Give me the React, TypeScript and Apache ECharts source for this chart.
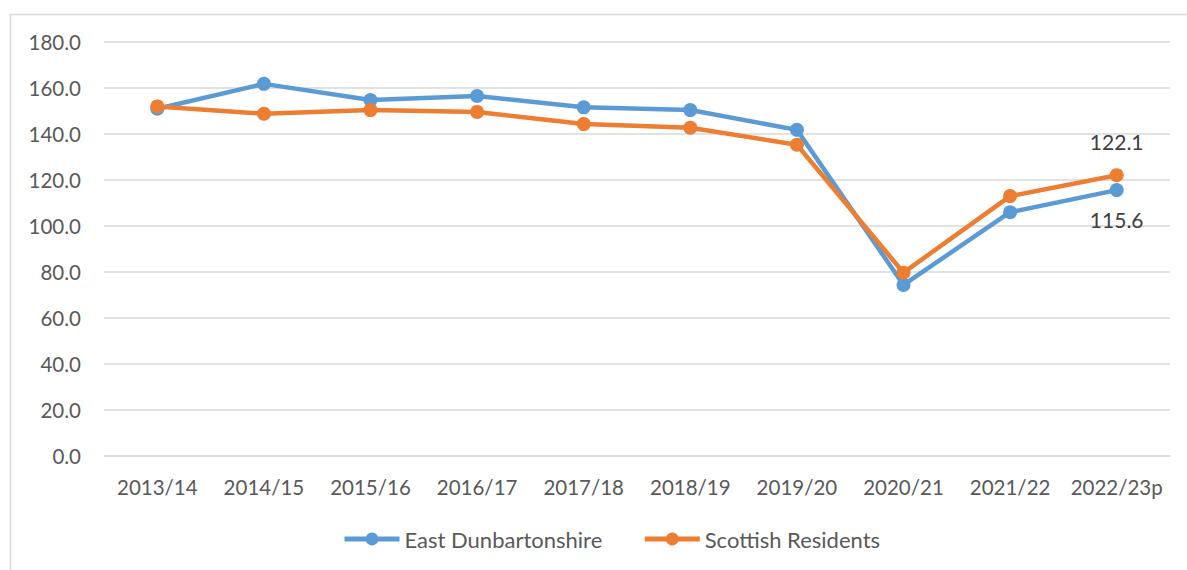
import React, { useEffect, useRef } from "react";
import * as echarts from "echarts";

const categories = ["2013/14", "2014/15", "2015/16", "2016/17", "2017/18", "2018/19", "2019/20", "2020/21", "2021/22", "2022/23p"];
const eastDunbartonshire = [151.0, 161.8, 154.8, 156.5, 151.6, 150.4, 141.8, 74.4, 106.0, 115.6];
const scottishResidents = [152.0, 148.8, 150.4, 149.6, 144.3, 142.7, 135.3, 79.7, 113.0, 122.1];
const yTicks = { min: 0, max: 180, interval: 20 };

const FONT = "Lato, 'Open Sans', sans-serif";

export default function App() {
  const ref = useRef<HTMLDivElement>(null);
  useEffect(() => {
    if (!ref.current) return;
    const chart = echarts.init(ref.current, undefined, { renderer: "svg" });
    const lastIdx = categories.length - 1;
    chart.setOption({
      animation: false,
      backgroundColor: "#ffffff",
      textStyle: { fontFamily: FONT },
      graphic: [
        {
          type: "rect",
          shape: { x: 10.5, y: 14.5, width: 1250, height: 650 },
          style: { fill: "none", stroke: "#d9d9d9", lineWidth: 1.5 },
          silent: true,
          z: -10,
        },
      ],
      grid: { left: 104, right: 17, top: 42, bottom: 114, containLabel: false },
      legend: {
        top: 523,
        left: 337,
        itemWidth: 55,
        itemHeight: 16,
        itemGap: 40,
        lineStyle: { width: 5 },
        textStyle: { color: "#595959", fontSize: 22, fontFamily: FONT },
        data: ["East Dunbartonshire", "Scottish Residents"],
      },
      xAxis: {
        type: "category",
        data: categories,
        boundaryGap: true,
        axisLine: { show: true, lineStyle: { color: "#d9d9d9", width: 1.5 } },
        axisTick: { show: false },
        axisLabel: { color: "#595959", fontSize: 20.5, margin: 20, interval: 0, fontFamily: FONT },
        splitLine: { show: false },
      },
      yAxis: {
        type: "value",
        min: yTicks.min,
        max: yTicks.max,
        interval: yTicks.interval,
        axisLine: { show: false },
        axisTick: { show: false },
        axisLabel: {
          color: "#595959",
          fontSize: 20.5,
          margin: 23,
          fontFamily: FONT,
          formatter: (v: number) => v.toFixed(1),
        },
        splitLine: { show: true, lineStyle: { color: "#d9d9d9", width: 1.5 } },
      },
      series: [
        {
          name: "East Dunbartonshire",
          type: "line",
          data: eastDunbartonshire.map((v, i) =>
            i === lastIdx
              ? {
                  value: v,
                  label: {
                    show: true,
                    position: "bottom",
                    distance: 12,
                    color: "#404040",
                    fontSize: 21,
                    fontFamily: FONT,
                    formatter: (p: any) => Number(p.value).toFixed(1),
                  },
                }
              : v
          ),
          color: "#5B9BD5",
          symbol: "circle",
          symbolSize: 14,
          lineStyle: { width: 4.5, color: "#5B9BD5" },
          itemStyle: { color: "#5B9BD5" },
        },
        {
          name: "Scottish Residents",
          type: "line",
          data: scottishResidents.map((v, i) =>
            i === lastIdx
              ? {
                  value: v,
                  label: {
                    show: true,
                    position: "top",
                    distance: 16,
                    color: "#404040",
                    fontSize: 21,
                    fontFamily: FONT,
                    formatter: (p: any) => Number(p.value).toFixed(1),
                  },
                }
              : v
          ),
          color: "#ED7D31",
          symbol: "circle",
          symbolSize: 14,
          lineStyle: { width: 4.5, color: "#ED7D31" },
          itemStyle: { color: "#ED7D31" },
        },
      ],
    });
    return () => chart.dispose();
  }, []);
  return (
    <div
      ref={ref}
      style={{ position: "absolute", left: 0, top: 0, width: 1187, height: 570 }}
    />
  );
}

#### [Written task]
Print the full listing exactly, dropping the pictures.

#### [The output]
Give me the React, TypeScript and Apache ECharts source for this chart.
import React, { useEffect, useRef } from "react";
import * as echarts from "echarts";

const categories = ["2013/14", "2014/15", "2015/16", "2016/17", "2017/18", "2018/19", "2019/20", "2020/21", "2021/22", "2022/23p"];
const eastDunbartonshire = [151.0, 161.8, 154.8, 156.5, 151.6, 150.4, 141.8, 74.4, 106.0, 115.6];
const scottishResidents = [152.0, 148.8, 150.4, 149.6, 144.3, 142.7, 135.3, 79.7, 113.0, 122.1];
const yTicks = { min: 0, max: 180, interval: 20 };

const FONT = "Lato, 'Open Sans', sans-serif";

export default function App() {
  const ref = useRef<HTMLDivElement>(null);
  useEffect(() => {
    if (!ref.current) return;
    const chart = echarts.init(ref.current, undefined, { renderer: "svg" });
    const lastIdx = categories.length - 1;
    chart.setOption({
      animation: false,
      backgroundColor: "#ffffff",
      textStyle: { fontFamily: FONT },
      graphic: [
        {
          type: "rect",
          shape: { x: 10.5, y: 14.5, width: 1250, height: 650 },
          style: { fill: "none", stroke: "#d9d9d9", lineWidth: 1.5 },
          silent: true,
          z: -10,
        },
      ],
      grid: { left: 104, right: 17, top: 42, bottom: 114, containLabel: false },
      legend: {
        top: 523,
        left: 337,
        itemWidth: 55,
        itemHeight: 16,
        itemGap: 40,
        lineStyle: { width: 5 },
        textStyle: { color: "#595959", fontSize: 22, fontFamily: FONT },
        data: ["East Dunbartonshire", "Scottish Residents"],
      },
      xAxis: {
        type: "category",
        data: categories,
        boundaryGap: true,
        axisLine: { show: true, lineStyle: { color: "#d9d9d9", width: 1.5 } },
        axisTick: { show: false },
        axisLabel: { color: "#595959", fontSize: 20.5, margin: 20, interval: 0, fontFamily: FONT },
        splitLine: { show: false },
      },
      yAxis: {
        type: "value",
        min: yTicks.min,
        max: yTicks.max,
        interval: yTicks.interval,
        axisLine: { show: false },
        axisTick: { show: false },
        axisLabel: {
          color: "#595959",
          fontSize: 20.5,
          margin: 23,
          fontFamily: FONT,
          formatter: (v: number) => v.toFixed(1),
        },
        splitLine: { show: true, lineStyle: { color: "#d9d9d9", width: 1.5 } },
      },
      series: [
        {
          name: "East Dunbartonshire",
          type: "line",
          data: eastDunbartonshire.map((v, i) =>
            i === lastIdx
              ? {
                  value: v,
                  label: {
                    show: true,
                    position: "bottom",
                    distance: 12,
                    color: "#404040",
                    fontSize: 21,
                    fontFamily: FONT,
                    formatter: (p: any) => Number(p.value).toFixed(1),
                  },
                }
              : v
          ),
          color: "#5B9BD5",
          symbol: "circle",
          symbolSize: 14,
          lineStyle: { width: 4.5, color: "#5B9BD5" },
          itemStyle: { color: "#5B9BD5" },
        },
        {
          name: "Scottish Residents",
          type: "line",
          data: scottishResidents.map((v, i) =>
            i === lastIdx
              ? {
                  value: v,
                  label: {
                    show: true,
                    position: "top",
                    distance: 16,
                    color: "#404040",
                    fontSize: 21,
                    fontFamily: FONT,
                    formatter: (p: any) => Number(p.value).toFixed(1),
                  },
                }
              : v
          ),
          color: "#ED7D31",
          symbol: "circle",
          symbolSize: 14,
          lineStyle: { width: 4.5, color: "#ED7D31" },
          itemStyle: { color: "#ED7D31" },
        },
      ],
    });
    return () => chart.dispose();
  }, []);
  return (
    <div
      ref={ref}
      style={{ position: "absolute", left: 0, top: 0, width: 1187, height: 570 }}
    />
  );
}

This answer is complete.